Mr Osborne warned that China's slowdown, the oil price fall, interest rate changes in some countries and political instability in the Middle East meant the world was facing its most uncertain time since the financial crisis.

"In short, the hopes of a stronger global recovery have evaporated," he wrote in the Sun on Sunday.

"If we stick to the long-term economic plan, Britain can keep out in front. But with the world facing its most uncertain period since the Great Recession, that will mean redoubling our efforts."

Mr Osborne also said a decision by Britain to leave the European Union in a referendum in June would add to uncertainty.
He said his annual budget statement, which he is due to announce on Wednesday, would include action to ensure Britain stuck to his plan to fix its still weak public finances.
"So we're going to need to look for more savings in the public spending, so the country lives within its means," he said, going a bit further than a previous comment that he might have to cut spending further.
Mr Osborne is considered a leading candidate to replace Prime Minister David Cameron as head of the Conservative Party and has sought to affirm his commitment to fiscal discipline with his plan to turn Britain's budget deficit into a surplus by the end of the decade.

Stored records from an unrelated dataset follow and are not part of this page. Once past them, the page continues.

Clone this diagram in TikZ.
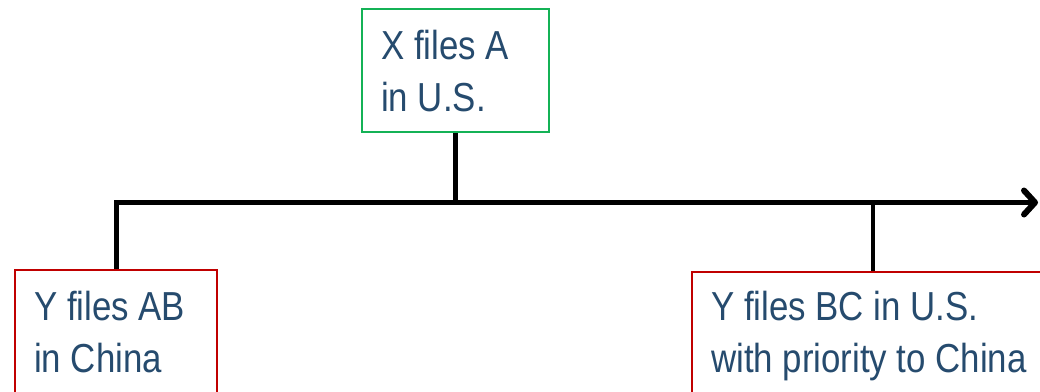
\documentclass[tikz,border=0pt]{standalone}
\usepackage{fontspec}
\setmainfont[FakeStretch=0.86]{Liberation Sans}
\usetikzlibrary{arrows.meta}
\definecolor{txtblue}{RGB}{38,75,110}
\definecolor{boxgreen}{RGB}{20,178,86}
\definecolor{boxred}{RGB}{192,0,0}
\tikzset{
  box/.style={draw, line width=2pt, fill=white, inner sep=0pt, anchor=north west},
  label/.style={text=txtblue, font=\fontsize{40.5}{52}\selectfont, align=left, inner sep=0pt, anchor=north west},
  conn/.style={line width=4.5pt, black},
}
\begin{document}
\begin{tikzpicture}[x=1pt,y=-1pt]
\clip (0,0) rectangle (1040,391);
\fill[white] (0,0) rectangle (1040,391);
% boxes
\node[box, draw=boxgreen, minimum width=187.5pt, minimum height=123pt] (xa) at (360.5,8) {};
\node[box, draw=boxred, minimum width=202pt, minimum height=160pt] (ab) at (14,269) {};
\node[box, draw=boxred, minimum width=362pt, minimum height=160pt] (bc) at (691,270.5) {};
% texts
\node[label] (xatext) at (381,30) {X files A\\in U.S.};
\node[label] (abtext) at (34,291) {Y files AB\\in China};
\node[label] (bctext) at (711,291) {Y files BC in U.S.\\with priority to China};
% timeline
\coordinate (tip) at (1038,202.5);
\draw[conn, line width=5pt, -{Straight Barb[length=11pt,width=24pt,line width'=6pt,round]}] (ab.north) |- (tip);
\coordinate (xaline) at (xa.south |- tip);
\coordinate (bcline) at (bc.north |- tip);
\draw[conn] (xa.south) -- (xaline);
\draw[conn] (bc.north) -- (bcline);
\end{tikzpicture}
\end{document}
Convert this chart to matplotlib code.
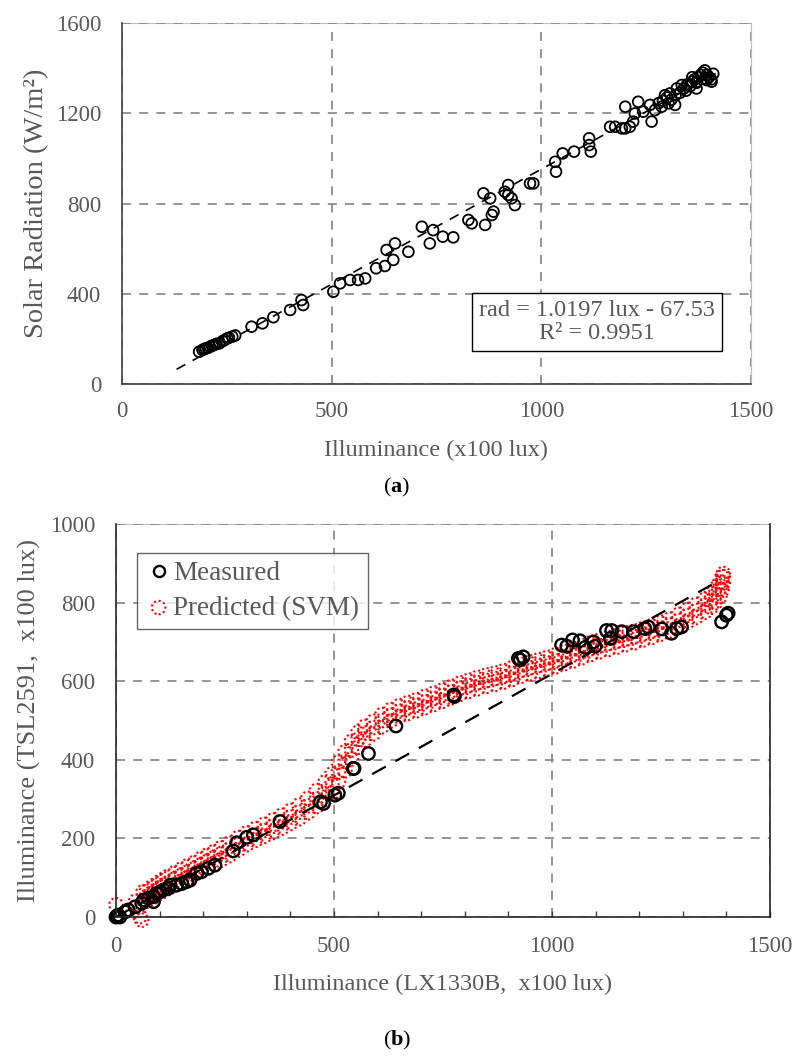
import matplotlib
matplotlib.use("Agg")
import matplotlib.pyplot as plt
from matplotlib.ticker import MultipleLocator
from matplotlib.lines import Line2D

plt.rcParams['font.family'] = ['Liberation Serif', 'DejaVu Serif']
plt.rcParams['mathtext.fontset'] = 'custom'
plt.rcParams['mathtext.rm'] = 'Liberation Serif'
plt.rcParams['mathtext.bf'] = 'Liberation Serif:bold'

# ---- (a) solar radiation vs illuminance ----
solar_lux = [184, 192, 196, 200, 205, 210, 215, 220, 225, 232, 240, 245, 251, 255, 263, 270,
             309, 335, 361, 401, 428, 432, 504, 520, 544, 563, 580, 606, 627, 631, 647, 651,
             683, 715, 734, 742, 765, 790, 826, 834, 866, 862, 878, 882, 886, 913, 921, 921,
             929, 937, 973, 981, 1033, 1035, 1051, 1078, 1114, 1114, 1118, 1164, 1176, 1192,
             1200, 1211, 1219, 1200, 1231, 1223, 1243, 1259, 1263, 1271, 1287, 1303, 1319,
             1307, 1323, 1347, 1371, 1394, 1406, 1330, 1340, 1345, 1350, 1355, 1360, 1365,
             1370, 1375, 1380, 1385, 1390, 1395, 1400, 1405, 1410, 1390, 1360, 1335, 1320,
             1300, 1310, 1290, 1280, 1295, 1370]
solar_rad = [143, 151, 155, 158, 160, 165, 170, 173, 178, 180, 190, 195, 202, 205, 210, 215,
             254, 269, 296, 328, 372, 350, 409, 446, 461, 461, 468, 513, 523, 594, 550, 623,
             586, 697, 623, 682, 653, 650, 727, 712, 705, 845, 823, 749, 764, 852, 882, 838,
             823, 793, 889, 889, 985, 941, 1022, 1030, 1089, 1059, 1030, 1140, 1140, 1133,
             1133, 1140, 1163, 1229, 1251, 1199, 1207, 1237, 1163, 1214, 1229, 1244, 1237,
             1288, 1310, 1325, 1340, 1347, 1340, 1290, 1310, 1300, 1330, 1320, 1340, 1350,
             1335, 1360, 1370, 1380, 1355, 1370, 1360, 1350, 1375, 1390, 1360, 1325, 1280,
             1270, 1260, 1255, 1245, 1280, 1310]
fit_slope = 1.0197
fit_icpt = -67.53
fit_range = [130, 1420]

# ---- (b) TSL2591 vs LX1330B ----
meas_x = [0, 2, 5, 9, 21, 28, 44, 59, 63, 74, 86, 86, 93, 101, 109, 120, 124, 139, 151, 162,
          170, 185, 196, 212, 227, 269, 277, 300, 315, 376, 469, 476, 502, 510, 544, 546, 579,
          642, 775, 776, 923, 927, 934, 1022, 1034, 1047, 1064, 1076, 1095, 1099, 1125, 1134,
          1137, 1160, 1187, 1213, 1221, 1252, 1274, 1286, 1297, 1389, 1400, 1404]
meas_y = [0, 1, 5, 0, 13, 18, 26, 35, 43, 48, 52, 39, 60, 64, 69, 73, 81, 81, 85, 90,
          94, 111, 115, 124, 132, 168, 189, 203, 209, 243, 293, 289, 310, 315, 378, 378, 416,
          486, 565, 561, 658, 654, 662, 692, 689, 705, 703, 686, 700, 689, 729, 709,
          729, 726, 726, 734, 738, 733, 722, 734, 738, 751, 768, 773]

pred_x = [70, 80, 90, 100, 110, 120, 135, 150, 165, 180, 195, 210, 225, 240, 260, 280, 300,
          320, 340, 360, 380, 400, 420, 440, 460, 480, 495, 510, 525, 540, 555, 570, 590, 610,
          630, 650, 670, 690, 710, 730, 750, 770, 790, 810, 830, 850, 870, 890, 910, 930, 950,
          970, 990, 1010, 1030, 1050, 1070, 1090, 1110, 1130, 1150, 1170, 1190, 1210, 1230,
          1250, 1270, 1290, 1310, 1330, 1350, 1365, 1375, 1385, 1390, 1393]
pred_mid = [52, 60, 67, 75, 82, 88, 97, 106, 115, 123, 133, 142, 151, 160, 172, 186, 199,
            210, 220, 231, 242, 254, 267, 283, 301, 321, 338, 368, 395, 425, 452, 468, 482, 500,
            514, 524, 532, 539, 548, 556, 564, 573, 582, 589, 596, 602, 607, 612, 620, 628, 634,
            640, 646, 652, 660, 667, 675, 683, 690, 696, 702, 708, 713, 720, 727,
            735, 743, 755, 767, 780, 793, 806, 818, 835, 852, 866]
pred_hi = [66, 75, 82, 90, 97, 104, 113, 122, 131, 139, 149, 158, 167, 176, 188, 202, 214,
           225, 236, 247, 259, 271, 285, 302, 322, 344, 364, 394, 420, 447, 470, 485, 498, 515,
           528, 538, 546, 553, 562, 570, 578, 587, 596, 603, 610, 616, 621, 627, 635, 643, 649,
           655, 661, 668, 676, 683, 691, 699, 705, 711, 717, 723, 728, 735, 742,
           750, 758, 770, 782, 795, 808, 822, 836, 852, 866, 874]
pred_lo = [40, 46, 53, 60, 67, 73, 82, 91, 100, 108, 117, 126, 135, 144, 156, 170, 184,
           195, 205, 215, 226, 238, 250, 265, 281, 300, 315, 344, 372, 402, 432, 450, 466, 484,
           499, 510, 518, 525, 533, 541, 549, 558, 567, 574, 581, 587, 592, 598, 605, 613, 619,
           625, 631, 637, 645, 652, 660, 668, 675, 681, 687, 693, 698, 705, 712,
           720, 728, 738, 750, 762, 775, 788, 800, 815, 832, 850]
pred_odd_x = [0, 45, 51, 55, 59, 62]
pred_odd_y = [31, 40, 26, 1, -8, 64]

line_x = [0, 1390]
line_y = [0, 860]

gray = '#595959'
gridc = '#8c8c8c'

fig = plt.figure(figsize=(7.99, 10.59), dpi=100)

# ---------- chart (a) ----------
ax1 = fig.add_axes([122/799, 1 - 384/1059, 629/799, 361/1059])
ax1.scatter(solar_lux, solar_rad, s=60, facecolors='none', edgecolors='black',
            linewidths=1.3, zorder=3)
fx = fit_range
fy = [fit_slope * v + fit_icpt for v in fx]
ax1.plot(fx, fy, color='black', lw=1.2, ls=(0, (6, 5)), zorder=2)
ax1.set_xlim(0, 1500)
ax1.set_ylim(0, 1600)
ax1.set_xticks([0, 500, 1000, 1500])
ax1.set_yticks([0, 400, 800, 1200, 1600])
ax1.grid(True, color=gridc, ls=(0, (5, 4.5)), lw=1.3)
ax1.tick_params(length=0, labelsize=16.5, labelcolor=gray)
ax1.tick_params(axis='y', pad=15)
ax1.tick_params(axis='x', pad=12)
for s in ['left', 'bottom']:
    ax1.spines[s].set_color('#404040')
    ax1.spines[s].set_linewidth(1.2)
    ax1.spines[s].set_zorder(4)
for s in ['top', 'right']:
    ax1.spines[s].set_color('#bfbfbf')
    ax1.spines[s].set_linewidth(0.8)
    ax1.spines[s].set_zorder(1)
ax1.set_xlabel('Illuminance (x100 lux)', fontsize=17.5, color=gray, labelpad=13)
ax1.set_ylabel('Solar Radiation (W/m²)', fontsize=20.5, color=gray, labelpad=5)
ax1.text(1133, 275, 'rad = 1.0197 lux - 67.53\nR² = 0.9951', ha='center', va='center',
         fontsize=17.5, color=gray, linespacing=1.1, zorder=5,
         bbox=dict(boxstyle='square,pad=0.28', fc='white', ec='black', lw=1.0))
fig.text(397/799, 1 - 487/1059, r'($\mathbf{a}$)', ha='center', va='center', fontsize=16)

# ---------- chart (b) ----------
ax2 = fig.add_axes([116/799, 1 - 917/1059, 654/799, 393/1059])
dot = dict(s=95, facecolors='none', edgecolors='red', linewidths=1.5, linestyles=(0, (1, 1.3)),
           clip_on=False, zorder=3)
ax2.scatter(pred_x, pred_mid, **dot)
ax2.scatter(pred_x, pred_hi, **dot)
ax2.scatter(pred_x, pred_lo, **dot)
ax2.scatter(pred_odd_x, pred_odd_y, **dot)
ax2.scatter(meas_x, meas_y, s=80, facecolors='none', edgecolors='black', linewidths=1.7,
            clip_on=False, zorder=4)
ax2.plot(line_x, line_y, color='black', lw=1.6, ls=(0, (7, 5)), zorder=5)
ax2.set_xlim(0, 1500)
ax2.set_ylim(0, 1000)
ax2.set_xticks([0, 500, 1000, 1500])
ax2.set_yticks([0, 200, 400, 600, 800, 1000])
ax2.xaxis.set_minor_locator(MultipleLocator(100))
ax2.grid(True, color=gridc, ls=(0, (5, 4.5)), lw=1.3)
ax2.tick_params(which='both', direction='in', length=4, width=1, color='#404040',
                labelsize=16.5, labelcolor=gray)
ax2.tick_params(axis='y', length=0, pad=15)
ax2.tick_params(axis='x', pad=14)
for s in ['left', 'bottom', 'right']:
    ax2.spines[s].set_color('#262626')
    ax2.spines[s].set_linewidth(1.2)
    ax2.spines[s].set_zorder(6)
ax2.spines['top'].set_color('#bfbfbf')
ax2.spines['top'].set_linewidth(0.8)
ax2.spines['top'].set_zorder(1)
ax2.set_xlabel('Illuminance (LX1330B,  x100 lux)', fontsize=17.5, color=gray, labelpad=12)
ax2.set_ylabel('Illuminance (TSL2591,  x100 lux)', fontsize=19, color=gray, labelpad=6)

handles = [
    Line2D([], [], ls='none', marker='o', ms=8, mfc='none', mec='black', mew=1.7),
    ax2.scatter([], [], s=95, facecolors='none', edgecolors='red', linewidths=1.5,
                linestyles=(0, (1, 1.3))),
]
leg = ax2.legend(handles, ['Measured', 'Predicted (SVM)'], loc='upper left',
                 bbox_to_anchor=(0.032, 0.926), borderaxespad=0, fontsize=19.5,
                 frameon=True, fancybox=False, edgecolor='#404040', handletextpad=0.05,
                 handlelength=1.0, labelspacing=0.35, borderpad=0.3, labelcolor=gray)
leg.get_frame().set_linewidth(1.0)
leg.set_zorder(7)

fig.text(397/799, 1 - 1040/1059, r'($\mathbf{b}$)', ha='center', va='center', fontsize=16)

fig.savefig('out.png', dpi=100)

Prime Minister David Cameron
But that plan appears to have been knocked off course by a slowdown in Britain's economy which grew by 2.2% in 2015,weaker than growth of 2.4% pencilled into Mr Osborne's budget plans late last year.
Many economists have questioned the need to aim for a budget surplus and have warned that cutting spending too quickly now might aggravate the slowing of Britain's economy.
Capital Economics, a consultancy, said last week that Mr Osborne might announce spending cuts for the later part of the decade so as not to hurt growth in the short term.